Radiology Services Agreements

In February 2004, we entered into a professional services agreement with Dr. Paul Berger, our director, president and chief executive officer, to provide us with radiology services at his discretion for a term of two years. The contract provides for a base compensation of $175 per hour and an additional $10 per examination after Dr. Berger has performed beyond a minimum threshold number of examinations. Prior to entering into this agreement, Dr. Berger had provided us with radiology services for which he received compensation pursuant to substantially similar terms. During 2003, 2004 and 2005 we paid Dr. Berger approximately $104,000, $65,000 and $0 respectively, for the radiology services that he provided in addition to his compensation as our president and chief executive officer.

In August 2002, we entered into a professional services agreement with Michael Cooney, M.D., previously a holder of more than five percent of our common stock, to provide us with radiology services for a term through December 31, 2005 and automatically renewable for additional one-year terms, unless earlier terminated. We paid Dr. Cooney $990,170, $1,536,273 and $1,548,165 as an independent contractor during 2003, 2004 and 2005 respectively, for the radiology services that he provided pursuant to the agreement.

In November 2004, we entered into a customer agreement with Regents, University of California, on behalf of the University of California San Diego School of Medicine, Department of Radiology of which William G. Bradley, M.D., Ph.D., one of our directors, is chairman. Pursuant to the agreement, we provide up to 155 radiological interpretations per month free of charge in exchange for attendance to continued medical education courses sponsored by the Department of Radiology at the UCSD School of Medicine at no cost to our affiliated radiologists. The agreement does not restrict the number of our affiliated radiologists permitted to attend these courses or the number of courses that they may attend. The estimated annual value of the interpretations provided by our affiliate radiologists under the agreement and of the education courses that they may attend is less than $60,000 in aggregate.

During 2003, 2004 and 2005 we provided radiology services to Radiology Associates of Northern Idaho, LLC, or RANI, a former member of Nighthawk Radiology Services, LLC, without charge.
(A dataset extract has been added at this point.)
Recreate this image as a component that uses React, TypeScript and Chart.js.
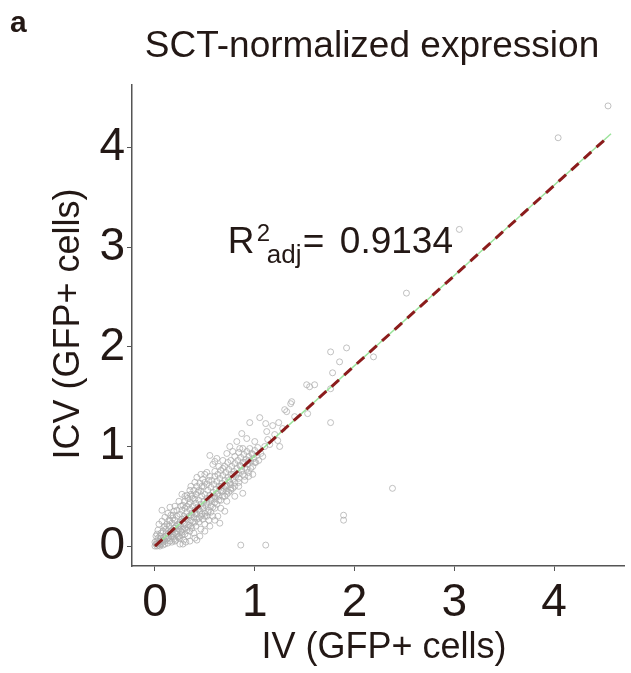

The estimated value of the services we provided to RANI, based on rates charged to unrelated third parties, was approximately $109,000, $113,000 and $109,500 in 2003, 2004 and 2005 respectively.

Family Relationships

Dr. Paul E. Berger, our director, president and chief executive officer, is the father of Jon Berger, our director and vice president of sales, marketing and business development, and Scott Berger, who has served as our Director of Technology Development since June 2003. Scott Berger received compensation of $58,074 in 2003, $134,876 in 2004 and $162,787 in 2005. Scott Berger was also granted an option to purchase 16,000 shares of our common stock at an exercise price of $1.56 per share in October 2004 and an option to purchase an additional 16,000 shares of our common stock at an exercise price of $3.12 in February 2005. In addition, Dr. Berger’s son-in-law, Mark Kettell, has served as our Manager of Implementations since June 2003. Mr. Kettell received compensation of $28,616 in 2003, $73,319 in 2004 and $97,142 in 2005. In October 2004, Mr. Kettell was also granted an option to purchase 12,000 shares of our common stock at an exercise price of $1.56 per share.